Serge Taborin, head of the Innovation Team, identifies a number of early successes in his team. For example, the company has piloted an implementation of blockchain technology in partnership with Luther Systems, a Founders Factory startup and recently launched a quote-bot on Facebook Messenger under the Quote Me Happy brand, one of several Artificial Intelligence projects underway.
As Taborin notes, “having successfully delivered several pilots we are now building the capability to support a much larger and broader range of business models and propositions. This is a challenge given the number of potential opportunities in different areas of the business and, at times, bespoke nature of solutions.
To streamline the process, the company is focusing on a number of innovation themes, which helps it develop deep knowledge of emerging ecosystems.
In parallel to building capability, the next challenge for the Innovation team is similar to that identified by most of our clients – working out how to put things back into the core business and make them scale.
The Oxbow Partners view
Aviva has made genuine progress with its digitalisation agenda in the UK – pulling together all customer product information into one place is no mean feat. This will surely give the company a real advantage as it builds out its composite customer proposition in the next phase of its strategy.
The interesting question to follow will be exactly what a composite customer relationship looks like in practice.

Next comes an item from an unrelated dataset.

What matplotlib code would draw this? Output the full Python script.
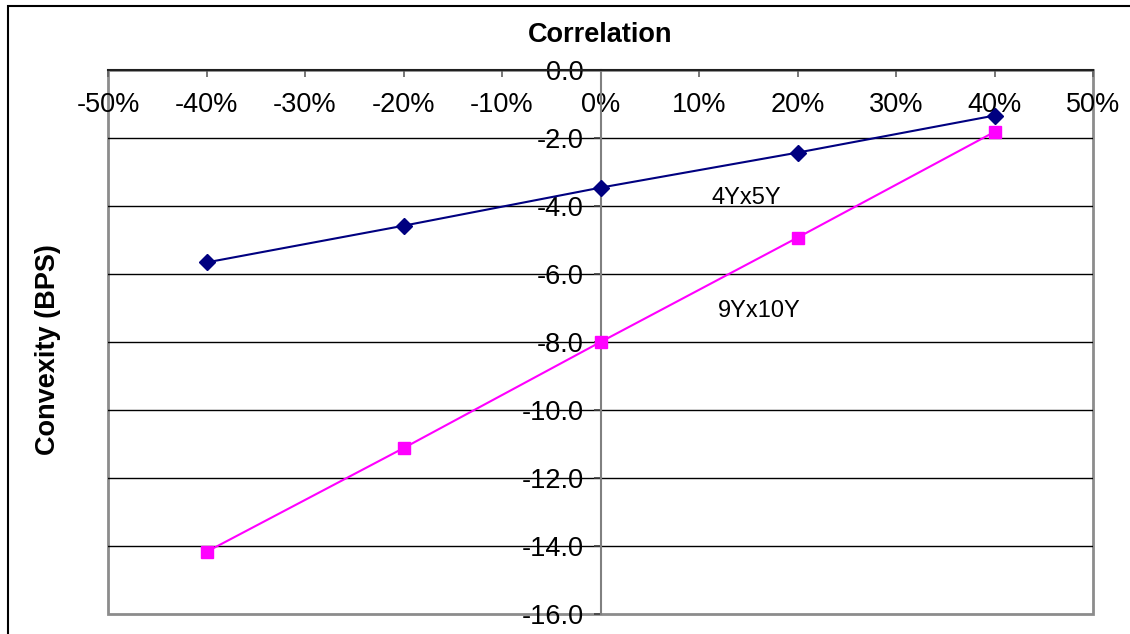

Traditionally, insurance companies have built their strategies around cross-selling and measured success by the number of products held. However, as Oxbow Partners has demonstrated in previous project work (for the avoidance of doubt, not with Aviva), there is very little historical evidence of customers buying all their insurance products from one insurer. Our analysis showed that even where customers held more than one product with our client, this was normally accidental. This is almost certain to be more true in Britain than for our European client because life and non-life distribution is so separate in the UK.
So, we think that a composite customer relationship is likely to be more subtle in the future. The holy grail might not be cross-selling but using aggregated customer data to innovate the proposition or pricing in ways the customer does not necessarily see. This will require detailed analysis of the customer – something that Aviva is well set up to do with its new platform.